■ Figure scripts
▼

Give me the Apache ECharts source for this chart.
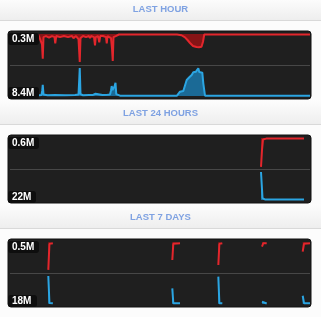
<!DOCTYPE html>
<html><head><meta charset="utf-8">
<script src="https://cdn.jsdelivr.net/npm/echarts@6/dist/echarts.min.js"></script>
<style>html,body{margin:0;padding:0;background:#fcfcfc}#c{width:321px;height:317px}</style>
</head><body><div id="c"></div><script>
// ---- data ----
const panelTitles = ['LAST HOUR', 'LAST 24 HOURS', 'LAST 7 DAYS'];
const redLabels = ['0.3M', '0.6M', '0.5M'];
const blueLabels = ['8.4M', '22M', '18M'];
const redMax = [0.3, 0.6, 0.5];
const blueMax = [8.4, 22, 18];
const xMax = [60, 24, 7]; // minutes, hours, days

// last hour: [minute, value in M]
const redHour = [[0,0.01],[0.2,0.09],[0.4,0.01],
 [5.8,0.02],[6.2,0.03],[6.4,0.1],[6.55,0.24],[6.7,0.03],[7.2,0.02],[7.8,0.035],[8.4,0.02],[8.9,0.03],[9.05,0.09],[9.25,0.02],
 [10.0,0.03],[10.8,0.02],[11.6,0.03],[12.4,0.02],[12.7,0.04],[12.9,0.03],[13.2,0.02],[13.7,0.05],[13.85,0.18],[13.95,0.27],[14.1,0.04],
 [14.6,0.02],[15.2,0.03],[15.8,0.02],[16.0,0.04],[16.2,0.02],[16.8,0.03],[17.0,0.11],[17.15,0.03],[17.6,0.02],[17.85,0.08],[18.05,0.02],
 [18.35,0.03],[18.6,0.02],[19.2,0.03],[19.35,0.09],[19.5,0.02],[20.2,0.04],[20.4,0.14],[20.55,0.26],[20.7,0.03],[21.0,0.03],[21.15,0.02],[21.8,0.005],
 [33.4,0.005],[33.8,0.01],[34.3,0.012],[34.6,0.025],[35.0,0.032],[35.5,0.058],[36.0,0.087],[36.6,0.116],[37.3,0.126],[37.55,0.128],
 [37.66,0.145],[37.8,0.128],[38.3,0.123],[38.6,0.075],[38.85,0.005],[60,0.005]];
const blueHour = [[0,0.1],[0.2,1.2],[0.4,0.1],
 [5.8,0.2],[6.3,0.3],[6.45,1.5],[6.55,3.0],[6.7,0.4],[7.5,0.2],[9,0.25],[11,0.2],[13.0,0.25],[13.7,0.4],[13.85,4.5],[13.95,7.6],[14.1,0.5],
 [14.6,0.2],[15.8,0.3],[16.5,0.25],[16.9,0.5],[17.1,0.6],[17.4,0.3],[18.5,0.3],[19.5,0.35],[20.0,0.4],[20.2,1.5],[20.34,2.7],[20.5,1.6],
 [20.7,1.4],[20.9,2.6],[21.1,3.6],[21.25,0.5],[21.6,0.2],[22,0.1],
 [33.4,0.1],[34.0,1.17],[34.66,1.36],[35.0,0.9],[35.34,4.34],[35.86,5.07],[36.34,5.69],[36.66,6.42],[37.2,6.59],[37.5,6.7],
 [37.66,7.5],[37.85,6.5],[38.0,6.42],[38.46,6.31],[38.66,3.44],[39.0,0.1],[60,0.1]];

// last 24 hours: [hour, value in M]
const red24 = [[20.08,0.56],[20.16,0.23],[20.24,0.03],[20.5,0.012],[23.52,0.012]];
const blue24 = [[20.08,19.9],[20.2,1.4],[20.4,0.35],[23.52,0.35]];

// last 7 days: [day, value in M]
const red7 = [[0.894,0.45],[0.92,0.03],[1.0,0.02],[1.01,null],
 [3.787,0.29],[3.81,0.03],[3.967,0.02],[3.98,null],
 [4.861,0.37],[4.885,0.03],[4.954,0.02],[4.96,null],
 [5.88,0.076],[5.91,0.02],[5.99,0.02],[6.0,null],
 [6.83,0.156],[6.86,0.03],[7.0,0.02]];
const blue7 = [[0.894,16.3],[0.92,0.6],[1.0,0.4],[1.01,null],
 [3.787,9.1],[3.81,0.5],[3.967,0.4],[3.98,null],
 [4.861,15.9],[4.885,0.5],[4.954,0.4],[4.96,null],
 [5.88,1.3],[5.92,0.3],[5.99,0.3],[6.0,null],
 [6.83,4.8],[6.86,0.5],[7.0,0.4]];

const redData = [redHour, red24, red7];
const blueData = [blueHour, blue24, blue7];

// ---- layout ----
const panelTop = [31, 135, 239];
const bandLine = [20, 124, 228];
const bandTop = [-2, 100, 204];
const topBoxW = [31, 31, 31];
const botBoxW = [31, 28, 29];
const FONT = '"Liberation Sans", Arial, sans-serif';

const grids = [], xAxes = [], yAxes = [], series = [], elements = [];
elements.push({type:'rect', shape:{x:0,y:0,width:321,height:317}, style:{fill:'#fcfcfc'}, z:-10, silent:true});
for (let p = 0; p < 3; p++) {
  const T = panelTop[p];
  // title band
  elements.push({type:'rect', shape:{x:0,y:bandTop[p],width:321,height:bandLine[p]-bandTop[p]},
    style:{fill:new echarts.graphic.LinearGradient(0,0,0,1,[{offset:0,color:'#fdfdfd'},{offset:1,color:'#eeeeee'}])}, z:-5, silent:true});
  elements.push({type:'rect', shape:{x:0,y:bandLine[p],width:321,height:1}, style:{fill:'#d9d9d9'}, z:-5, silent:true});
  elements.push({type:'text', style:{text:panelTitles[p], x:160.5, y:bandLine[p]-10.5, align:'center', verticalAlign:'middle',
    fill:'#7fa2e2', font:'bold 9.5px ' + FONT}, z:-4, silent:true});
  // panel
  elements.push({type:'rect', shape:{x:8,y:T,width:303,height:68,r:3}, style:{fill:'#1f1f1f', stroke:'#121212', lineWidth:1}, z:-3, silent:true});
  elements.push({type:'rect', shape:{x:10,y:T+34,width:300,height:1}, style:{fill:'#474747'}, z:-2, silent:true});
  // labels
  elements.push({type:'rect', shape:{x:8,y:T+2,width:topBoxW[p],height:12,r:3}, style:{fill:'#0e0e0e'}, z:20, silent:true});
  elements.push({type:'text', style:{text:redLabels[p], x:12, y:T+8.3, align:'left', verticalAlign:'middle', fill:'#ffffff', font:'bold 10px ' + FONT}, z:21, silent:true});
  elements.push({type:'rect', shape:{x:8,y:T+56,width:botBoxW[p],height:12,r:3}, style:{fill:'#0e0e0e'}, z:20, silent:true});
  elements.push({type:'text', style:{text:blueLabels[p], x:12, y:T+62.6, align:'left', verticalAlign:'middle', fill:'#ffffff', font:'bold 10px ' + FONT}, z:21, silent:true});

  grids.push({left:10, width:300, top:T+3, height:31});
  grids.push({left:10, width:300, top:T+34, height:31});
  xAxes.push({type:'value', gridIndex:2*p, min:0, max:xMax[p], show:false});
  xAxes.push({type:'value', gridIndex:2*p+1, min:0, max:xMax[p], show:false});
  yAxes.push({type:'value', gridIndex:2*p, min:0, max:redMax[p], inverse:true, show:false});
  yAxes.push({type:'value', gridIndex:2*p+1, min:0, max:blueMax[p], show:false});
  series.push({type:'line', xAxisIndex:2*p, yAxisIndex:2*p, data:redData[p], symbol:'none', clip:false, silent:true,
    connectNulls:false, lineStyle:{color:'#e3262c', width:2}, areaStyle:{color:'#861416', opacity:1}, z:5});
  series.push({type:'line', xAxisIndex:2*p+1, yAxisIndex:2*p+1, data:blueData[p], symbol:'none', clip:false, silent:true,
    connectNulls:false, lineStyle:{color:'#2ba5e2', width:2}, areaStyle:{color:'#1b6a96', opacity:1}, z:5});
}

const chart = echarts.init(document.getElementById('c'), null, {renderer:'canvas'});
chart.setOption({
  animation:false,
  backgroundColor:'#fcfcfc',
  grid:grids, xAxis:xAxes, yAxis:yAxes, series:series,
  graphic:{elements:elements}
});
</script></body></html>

▲
▼

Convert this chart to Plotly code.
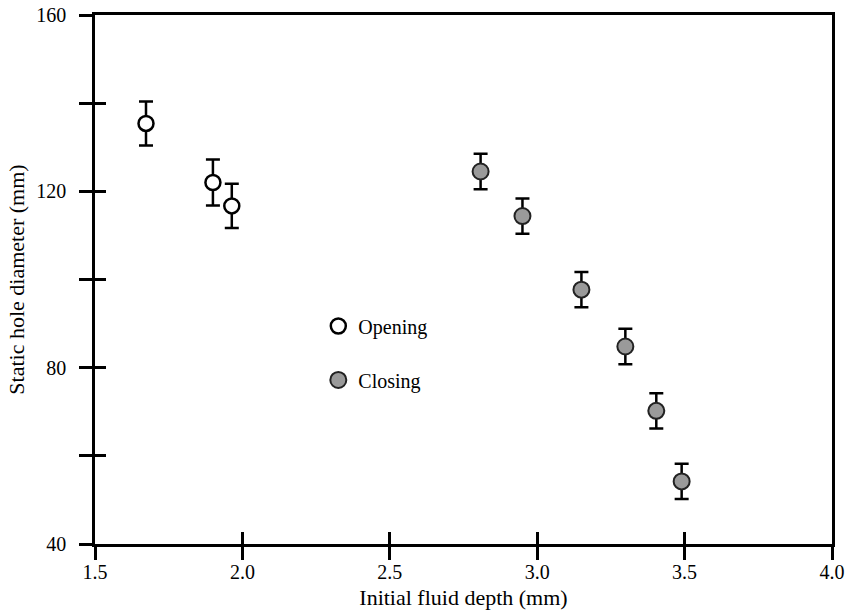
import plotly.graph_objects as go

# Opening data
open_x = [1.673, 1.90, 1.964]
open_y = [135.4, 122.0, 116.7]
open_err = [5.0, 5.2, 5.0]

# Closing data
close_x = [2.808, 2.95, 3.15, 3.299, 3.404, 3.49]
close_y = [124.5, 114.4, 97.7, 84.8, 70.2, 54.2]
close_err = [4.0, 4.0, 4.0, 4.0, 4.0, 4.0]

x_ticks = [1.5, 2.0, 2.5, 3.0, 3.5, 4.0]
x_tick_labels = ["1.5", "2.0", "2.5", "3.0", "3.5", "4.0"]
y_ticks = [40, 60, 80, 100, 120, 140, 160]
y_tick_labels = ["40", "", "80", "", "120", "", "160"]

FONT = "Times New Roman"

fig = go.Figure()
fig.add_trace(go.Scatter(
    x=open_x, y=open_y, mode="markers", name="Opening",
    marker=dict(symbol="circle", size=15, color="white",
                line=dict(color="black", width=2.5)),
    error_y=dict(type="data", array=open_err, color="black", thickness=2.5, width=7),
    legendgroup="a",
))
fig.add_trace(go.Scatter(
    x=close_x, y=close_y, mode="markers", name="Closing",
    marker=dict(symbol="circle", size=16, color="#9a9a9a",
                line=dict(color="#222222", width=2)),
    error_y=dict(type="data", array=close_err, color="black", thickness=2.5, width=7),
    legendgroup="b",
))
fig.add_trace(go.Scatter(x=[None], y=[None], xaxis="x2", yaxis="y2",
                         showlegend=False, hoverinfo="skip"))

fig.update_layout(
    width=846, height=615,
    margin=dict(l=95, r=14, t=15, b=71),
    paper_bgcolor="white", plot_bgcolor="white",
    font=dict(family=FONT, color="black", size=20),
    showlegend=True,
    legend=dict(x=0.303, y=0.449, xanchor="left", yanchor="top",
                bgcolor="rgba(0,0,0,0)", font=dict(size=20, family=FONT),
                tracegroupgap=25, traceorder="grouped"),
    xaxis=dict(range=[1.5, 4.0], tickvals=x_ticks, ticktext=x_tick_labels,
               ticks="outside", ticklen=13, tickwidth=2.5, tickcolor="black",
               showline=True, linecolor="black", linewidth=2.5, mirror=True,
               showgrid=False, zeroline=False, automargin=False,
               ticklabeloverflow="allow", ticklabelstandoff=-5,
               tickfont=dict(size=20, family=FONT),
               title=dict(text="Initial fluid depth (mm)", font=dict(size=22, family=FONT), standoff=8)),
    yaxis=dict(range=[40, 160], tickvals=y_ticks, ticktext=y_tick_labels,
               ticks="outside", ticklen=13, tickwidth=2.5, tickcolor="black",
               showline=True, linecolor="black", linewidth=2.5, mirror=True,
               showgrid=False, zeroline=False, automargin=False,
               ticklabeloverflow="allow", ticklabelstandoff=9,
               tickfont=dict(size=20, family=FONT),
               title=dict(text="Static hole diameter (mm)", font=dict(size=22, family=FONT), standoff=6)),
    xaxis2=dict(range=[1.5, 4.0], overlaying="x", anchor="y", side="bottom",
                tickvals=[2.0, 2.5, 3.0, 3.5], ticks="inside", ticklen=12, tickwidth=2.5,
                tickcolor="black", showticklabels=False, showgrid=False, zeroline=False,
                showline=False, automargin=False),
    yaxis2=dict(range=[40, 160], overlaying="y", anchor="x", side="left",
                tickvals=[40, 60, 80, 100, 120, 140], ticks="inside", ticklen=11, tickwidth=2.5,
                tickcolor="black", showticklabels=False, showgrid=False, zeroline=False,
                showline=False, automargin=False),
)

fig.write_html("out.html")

▲
▼

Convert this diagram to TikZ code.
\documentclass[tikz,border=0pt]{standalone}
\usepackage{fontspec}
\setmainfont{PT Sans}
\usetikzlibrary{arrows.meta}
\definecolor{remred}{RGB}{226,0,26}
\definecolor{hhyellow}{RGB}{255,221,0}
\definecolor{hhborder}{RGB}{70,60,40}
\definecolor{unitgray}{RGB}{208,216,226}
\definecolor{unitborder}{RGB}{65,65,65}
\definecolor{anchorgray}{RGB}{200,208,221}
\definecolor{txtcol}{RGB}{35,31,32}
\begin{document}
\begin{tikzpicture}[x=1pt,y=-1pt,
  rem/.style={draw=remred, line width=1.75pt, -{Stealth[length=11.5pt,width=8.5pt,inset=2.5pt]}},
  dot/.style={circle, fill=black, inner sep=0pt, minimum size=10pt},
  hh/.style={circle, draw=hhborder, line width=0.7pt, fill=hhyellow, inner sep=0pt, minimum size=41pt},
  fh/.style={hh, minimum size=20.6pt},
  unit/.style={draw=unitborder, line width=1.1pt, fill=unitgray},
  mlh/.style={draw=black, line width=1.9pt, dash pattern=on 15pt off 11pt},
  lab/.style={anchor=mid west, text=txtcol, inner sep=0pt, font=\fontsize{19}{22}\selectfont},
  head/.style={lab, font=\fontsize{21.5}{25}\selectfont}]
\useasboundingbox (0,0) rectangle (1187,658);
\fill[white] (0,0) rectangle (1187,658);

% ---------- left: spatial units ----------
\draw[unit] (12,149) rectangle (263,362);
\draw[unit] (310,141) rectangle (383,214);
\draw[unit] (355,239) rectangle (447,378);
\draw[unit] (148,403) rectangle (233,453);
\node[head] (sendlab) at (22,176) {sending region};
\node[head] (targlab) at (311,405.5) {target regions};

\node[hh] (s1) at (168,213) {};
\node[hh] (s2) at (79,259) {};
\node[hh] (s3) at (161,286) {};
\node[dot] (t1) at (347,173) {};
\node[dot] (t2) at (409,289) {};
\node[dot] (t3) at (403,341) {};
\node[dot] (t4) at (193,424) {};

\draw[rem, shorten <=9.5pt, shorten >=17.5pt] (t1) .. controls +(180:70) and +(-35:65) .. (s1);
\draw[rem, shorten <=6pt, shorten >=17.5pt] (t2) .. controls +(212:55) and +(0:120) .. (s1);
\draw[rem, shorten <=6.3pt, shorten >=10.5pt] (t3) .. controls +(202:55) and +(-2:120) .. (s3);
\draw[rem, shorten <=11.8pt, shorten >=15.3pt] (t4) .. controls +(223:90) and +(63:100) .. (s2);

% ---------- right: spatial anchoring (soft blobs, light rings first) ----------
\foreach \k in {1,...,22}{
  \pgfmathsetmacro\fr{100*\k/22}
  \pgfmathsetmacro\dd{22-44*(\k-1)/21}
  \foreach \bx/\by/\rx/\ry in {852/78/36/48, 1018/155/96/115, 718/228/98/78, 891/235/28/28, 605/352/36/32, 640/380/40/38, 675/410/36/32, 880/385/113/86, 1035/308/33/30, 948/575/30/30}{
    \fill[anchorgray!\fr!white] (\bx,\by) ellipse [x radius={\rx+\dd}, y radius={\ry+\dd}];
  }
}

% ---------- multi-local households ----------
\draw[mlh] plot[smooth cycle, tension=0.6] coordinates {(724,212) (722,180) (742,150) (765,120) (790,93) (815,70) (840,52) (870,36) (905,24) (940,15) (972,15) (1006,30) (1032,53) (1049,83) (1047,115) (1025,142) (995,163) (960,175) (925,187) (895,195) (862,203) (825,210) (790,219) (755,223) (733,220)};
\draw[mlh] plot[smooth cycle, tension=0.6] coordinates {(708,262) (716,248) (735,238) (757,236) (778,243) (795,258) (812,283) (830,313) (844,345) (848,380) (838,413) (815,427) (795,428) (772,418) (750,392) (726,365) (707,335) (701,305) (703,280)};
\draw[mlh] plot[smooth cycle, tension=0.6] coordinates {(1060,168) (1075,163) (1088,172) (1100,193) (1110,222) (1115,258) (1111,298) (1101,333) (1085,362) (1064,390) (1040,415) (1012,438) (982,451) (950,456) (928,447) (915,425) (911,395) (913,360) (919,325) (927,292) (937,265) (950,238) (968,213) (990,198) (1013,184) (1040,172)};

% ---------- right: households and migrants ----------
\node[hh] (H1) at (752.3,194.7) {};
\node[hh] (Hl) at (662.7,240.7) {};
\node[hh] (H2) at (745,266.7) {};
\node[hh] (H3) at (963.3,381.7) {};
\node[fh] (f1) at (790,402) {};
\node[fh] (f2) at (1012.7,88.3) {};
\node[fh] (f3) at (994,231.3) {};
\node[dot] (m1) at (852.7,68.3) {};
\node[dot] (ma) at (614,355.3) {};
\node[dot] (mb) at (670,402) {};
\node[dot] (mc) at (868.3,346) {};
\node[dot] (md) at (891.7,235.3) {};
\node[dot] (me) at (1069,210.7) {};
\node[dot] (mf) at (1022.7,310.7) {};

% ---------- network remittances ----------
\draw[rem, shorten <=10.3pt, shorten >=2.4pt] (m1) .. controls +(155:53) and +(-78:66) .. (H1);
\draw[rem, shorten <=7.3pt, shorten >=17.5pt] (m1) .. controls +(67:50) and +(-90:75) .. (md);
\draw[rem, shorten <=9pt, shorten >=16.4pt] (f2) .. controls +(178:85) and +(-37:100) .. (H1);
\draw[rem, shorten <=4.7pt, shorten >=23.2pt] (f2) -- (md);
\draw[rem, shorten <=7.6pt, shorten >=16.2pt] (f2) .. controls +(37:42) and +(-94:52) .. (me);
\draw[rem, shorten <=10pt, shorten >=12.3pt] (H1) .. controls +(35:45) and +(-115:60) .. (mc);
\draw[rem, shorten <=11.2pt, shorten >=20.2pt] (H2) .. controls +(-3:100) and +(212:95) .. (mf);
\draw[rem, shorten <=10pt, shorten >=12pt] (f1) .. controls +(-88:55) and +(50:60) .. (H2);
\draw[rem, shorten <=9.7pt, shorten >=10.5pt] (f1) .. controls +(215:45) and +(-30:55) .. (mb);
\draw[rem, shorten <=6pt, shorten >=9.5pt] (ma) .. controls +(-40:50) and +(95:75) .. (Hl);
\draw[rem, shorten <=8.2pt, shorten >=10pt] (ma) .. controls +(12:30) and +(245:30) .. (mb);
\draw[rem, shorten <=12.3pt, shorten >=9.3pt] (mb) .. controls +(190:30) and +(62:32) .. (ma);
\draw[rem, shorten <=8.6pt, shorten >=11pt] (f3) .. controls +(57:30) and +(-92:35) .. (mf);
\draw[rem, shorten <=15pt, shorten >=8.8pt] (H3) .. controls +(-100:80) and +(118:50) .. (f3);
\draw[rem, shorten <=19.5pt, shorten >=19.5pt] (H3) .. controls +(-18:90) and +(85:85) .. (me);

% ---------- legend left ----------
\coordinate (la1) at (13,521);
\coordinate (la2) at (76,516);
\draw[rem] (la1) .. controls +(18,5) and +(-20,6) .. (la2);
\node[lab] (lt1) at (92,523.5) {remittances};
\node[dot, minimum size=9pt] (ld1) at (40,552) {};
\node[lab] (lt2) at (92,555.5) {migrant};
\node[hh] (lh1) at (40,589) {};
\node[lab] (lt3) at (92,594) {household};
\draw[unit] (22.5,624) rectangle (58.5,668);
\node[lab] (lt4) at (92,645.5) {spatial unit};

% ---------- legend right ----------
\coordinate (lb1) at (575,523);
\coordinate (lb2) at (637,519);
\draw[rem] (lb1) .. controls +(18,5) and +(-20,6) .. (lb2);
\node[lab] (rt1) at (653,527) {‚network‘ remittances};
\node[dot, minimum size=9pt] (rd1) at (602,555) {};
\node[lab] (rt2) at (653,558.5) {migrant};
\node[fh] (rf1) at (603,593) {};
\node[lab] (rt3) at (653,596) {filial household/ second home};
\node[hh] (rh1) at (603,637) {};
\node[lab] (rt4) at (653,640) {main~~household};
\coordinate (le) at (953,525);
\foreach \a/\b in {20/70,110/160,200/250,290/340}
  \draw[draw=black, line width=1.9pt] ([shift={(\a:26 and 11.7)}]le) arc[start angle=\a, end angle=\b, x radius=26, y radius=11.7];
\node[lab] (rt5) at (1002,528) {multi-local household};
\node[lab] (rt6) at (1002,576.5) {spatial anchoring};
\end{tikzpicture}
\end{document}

▲

■ WORK REQUIRED
Leave the pictures out, and transcribe exactly the lines above starting at the one that contains "Convert this chart to Plotly code." and ending at the one that contains "open_err = [5.0, 5.2, 5.0]".

■ RIGHT ANSWER
Convert this chart to Plotly code.
import plotly.graph_objects as go

# Opening data
open_x = [1.673, 1.90, 1.964]
open_y = [135.4, 122.0, 116.7]
open_err = [5.0, 5.2, 5.0]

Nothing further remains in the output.